# START OF DATA
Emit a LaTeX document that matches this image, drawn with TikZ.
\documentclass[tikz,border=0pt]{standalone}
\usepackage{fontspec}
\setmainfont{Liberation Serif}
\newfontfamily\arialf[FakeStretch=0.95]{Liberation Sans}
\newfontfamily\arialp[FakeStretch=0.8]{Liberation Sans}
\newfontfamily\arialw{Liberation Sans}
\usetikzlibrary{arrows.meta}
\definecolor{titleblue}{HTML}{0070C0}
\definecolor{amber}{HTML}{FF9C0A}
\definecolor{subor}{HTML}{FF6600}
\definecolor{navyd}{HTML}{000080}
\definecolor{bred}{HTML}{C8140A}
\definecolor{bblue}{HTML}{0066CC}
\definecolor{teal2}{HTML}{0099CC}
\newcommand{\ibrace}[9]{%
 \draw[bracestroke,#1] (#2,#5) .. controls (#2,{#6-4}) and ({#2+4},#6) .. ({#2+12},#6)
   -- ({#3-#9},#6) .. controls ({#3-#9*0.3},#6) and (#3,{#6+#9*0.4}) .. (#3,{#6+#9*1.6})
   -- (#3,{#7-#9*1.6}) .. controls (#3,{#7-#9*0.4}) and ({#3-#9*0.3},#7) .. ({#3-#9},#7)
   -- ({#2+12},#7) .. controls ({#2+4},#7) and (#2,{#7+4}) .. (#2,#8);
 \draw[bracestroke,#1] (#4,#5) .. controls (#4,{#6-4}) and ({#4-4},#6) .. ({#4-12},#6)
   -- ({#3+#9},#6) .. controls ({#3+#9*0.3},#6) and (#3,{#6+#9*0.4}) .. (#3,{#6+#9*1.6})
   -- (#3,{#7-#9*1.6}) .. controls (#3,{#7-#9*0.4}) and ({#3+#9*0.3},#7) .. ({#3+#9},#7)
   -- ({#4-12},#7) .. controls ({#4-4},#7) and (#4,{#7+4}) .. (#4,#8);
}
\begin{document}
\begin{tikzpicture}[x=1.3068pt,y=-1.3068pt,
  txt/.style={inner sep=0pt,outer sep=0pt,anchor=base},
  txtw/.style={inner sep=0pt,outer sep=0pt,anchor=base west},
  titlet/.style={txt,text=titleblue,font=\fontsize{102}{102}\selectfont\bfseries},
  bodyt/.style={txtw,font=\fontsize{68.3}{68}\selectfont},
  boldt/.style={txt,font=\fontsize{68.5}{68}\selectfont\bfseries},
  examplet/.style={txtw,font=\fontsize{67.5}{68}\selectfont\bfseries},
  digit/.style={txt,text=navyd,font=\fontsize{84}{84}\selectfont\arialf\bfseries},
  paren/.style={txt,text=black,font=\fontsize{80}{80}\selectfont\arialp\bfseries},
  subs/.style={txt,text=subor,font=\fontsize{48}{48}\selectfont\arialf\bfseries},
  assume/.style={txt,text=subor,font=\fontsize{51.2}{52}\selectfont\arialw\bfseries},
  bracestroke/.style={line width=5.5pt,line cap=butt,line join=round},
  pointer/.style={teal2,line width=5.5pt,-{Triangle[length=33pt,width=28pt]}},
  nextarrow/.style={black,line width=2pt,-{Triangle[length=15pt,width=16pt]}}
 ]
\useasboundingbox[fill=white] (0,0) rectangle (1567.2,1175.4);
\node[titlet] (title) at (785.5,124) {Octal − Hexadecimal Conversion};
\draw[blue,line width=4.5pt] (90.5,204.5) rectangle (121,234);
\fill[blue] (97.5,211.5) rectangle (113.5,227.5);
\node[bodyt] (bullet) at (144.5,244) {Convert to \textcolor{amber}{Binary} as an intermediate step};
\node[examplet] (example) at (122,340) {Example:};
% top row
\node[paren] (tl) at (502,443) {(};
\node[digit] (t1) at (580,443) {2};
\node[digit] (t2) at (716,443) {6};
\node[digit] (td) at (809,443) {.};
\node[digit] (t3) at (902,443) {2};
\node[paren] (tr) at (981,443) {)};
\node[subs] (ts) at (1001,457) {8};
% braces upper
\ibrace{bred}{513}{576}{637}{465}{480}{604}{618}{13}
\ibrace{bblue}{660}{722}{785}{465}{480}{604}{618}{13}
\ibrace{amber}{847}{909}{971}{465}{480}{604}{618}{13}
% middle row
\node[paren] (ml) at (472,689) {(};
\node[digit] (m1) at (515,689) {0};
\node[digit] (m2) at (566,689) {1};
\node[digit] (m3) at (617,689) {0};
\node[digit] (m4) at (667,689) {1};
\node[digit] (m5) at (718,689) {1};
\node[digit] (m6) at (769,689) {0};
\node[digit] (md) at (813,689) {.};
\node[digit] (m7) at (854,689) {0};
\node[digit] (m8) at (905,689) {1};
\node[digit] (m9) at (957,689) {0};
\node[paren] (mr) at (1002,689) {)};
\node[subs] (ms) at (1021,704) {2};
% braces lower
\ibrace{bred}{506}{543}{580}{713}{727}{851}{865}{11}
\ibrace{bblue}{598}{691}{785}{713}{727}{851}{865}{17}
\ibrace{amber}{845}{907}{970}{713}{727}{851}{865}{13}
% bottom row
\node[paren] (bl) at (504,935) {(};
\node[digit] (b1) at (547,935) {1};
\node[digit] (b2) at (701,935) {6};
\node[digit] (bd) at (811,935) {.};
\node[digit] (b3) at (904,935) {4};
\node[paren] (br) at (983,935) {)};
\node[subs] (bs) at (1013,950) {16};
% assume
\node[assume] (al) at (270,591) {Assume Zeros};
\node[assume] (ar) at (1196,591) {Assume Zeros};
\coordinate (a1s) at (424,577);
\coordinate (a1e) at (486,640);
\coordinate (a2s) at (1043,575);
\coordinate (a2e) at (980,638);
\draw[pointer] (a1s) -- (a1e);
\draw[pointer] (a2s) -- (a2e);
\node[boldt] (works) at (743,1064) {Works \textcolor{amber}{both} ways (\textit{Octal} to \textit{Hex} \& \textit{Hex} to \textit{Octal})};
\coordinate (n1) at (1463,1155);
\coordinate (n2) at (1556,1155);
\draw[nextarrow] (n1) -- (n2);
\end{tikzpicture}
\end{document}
# END OF DATA
# START OF DATA
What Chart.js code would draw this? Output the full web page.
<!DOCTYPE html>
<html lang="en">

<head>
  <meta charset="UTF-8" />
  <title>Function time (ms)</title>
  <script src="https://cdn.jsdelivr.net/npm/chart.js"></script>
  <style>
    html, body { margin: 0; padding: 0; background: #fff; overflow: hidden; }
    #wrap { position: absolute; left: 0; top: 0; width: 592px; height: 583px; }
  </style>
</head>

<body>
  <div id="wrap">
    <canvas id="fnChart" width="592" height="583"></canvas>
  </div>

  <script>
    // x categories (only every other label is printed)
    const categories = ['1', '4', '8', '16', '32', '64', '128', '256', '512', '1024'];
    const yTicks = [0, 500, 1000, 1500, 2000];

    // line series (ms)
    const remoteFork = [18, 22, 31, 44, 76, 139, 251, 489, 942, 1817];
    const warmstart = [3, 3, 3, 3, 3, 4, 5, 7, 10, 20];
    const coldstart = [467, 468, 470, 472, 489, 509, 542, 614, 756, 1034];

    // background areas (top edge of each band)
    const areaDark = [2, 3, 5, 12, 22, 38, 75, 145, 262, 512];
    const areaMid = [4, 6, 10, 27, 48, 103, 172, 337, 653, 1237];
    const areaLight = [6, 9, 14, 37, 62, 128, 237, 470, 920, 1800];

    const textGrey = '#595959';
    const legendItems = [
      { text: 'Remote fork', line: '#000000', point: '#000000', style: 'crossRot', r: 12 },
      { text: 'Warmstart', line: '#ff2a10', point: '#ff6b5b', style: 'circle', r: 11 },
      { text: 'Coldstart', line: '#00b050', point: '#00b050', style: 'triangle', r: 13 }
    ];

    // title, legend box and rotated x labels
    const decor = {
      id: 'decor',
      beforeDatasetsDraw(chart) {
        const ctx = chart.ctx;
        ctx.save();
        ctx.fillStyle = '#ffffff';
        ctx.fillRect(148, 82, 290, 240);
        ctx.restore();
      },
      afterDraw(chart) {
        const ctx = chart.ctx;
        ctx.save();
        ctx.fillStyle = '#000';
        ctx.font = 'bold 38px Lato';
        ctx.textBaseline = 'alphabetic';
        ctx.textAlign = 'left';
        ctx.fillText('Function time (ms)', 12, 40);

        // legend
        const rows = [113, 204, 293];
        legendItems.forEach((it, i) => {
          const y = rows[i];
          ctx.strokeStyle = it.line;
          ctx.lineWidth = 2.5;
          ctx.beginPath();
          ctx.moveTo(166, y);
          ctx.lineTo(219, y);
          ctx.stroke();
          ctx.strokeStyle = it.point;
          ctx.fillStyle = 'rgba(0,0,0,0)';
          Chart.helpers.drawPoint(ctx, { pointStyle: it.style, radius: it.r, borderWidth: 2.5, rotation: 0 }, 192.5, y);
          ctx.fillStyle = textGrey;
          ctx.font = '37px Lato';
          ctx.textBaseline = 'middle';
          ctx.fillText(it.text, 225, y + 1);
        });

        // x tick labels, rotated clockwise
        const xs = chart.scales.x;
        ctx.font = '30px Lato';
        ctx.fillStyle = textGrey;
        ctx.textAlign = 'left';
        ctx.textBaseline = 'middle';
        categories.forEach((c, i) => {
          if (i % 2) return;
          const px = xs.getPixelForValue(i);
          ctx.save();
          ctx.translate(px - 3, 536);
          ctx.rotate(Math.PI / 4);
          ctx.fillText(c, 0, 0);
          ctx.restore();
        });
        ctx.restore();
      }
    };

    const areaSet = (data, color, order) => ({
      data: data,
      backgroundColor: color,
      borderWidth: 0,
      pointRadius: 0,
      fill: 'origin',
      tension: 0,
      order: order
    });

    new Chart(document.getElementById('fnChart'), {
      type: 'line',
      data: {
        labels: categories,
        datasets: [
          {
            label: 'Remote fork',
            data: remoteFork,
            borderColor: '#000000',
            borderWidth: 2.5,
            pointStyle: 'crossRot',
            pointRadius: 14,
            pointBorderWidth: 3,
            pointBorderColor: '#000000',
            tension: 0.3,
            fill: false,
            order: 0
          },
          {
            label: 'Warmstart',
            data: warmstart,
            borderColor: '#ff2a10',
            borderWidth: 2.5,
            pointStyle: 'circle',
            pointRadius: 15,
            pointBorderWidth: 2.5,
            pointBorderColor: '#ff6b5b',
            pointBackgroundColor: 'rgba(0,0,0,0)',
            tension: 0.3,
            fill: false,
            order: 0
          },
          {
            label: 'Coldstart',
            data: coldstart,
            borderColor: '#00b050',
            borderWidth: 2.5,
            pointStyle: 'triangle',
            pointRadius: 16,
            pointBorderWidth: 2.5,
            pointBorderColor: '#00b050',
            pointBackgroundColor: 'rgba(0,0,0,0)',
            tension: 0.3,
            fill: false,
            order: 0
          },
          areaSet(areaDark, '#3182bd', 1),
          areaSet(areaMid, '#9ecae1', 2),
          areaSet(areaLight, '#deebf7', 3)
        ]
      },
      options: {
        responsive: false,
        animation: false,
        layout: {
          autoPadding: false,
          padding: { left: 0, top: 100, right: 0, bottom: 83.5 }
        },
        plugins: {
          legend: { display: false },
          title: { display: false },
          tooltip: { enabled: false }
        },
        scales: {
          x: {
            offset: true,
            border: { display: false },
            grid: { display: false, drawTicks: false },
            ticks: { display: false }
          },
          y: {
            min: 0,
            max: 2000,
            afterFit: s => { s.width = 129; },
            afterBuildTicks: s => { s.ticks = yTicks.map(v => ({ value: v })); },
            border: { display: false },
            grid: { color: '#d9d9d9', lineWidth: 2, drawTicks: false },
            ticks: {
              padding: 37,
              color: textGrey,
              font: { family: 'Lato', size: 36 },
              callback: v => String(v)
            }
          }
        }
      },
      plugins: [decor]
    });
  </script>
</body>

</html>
# END OF DATA
WHAT IS REQUIRED>
List all lines from the entries that include the word "this".

COMPLETED TASK>
Emit a LaTeX document that matches this image, drawn with TikZ.
What Chart.js code would draw this? Output the full web page.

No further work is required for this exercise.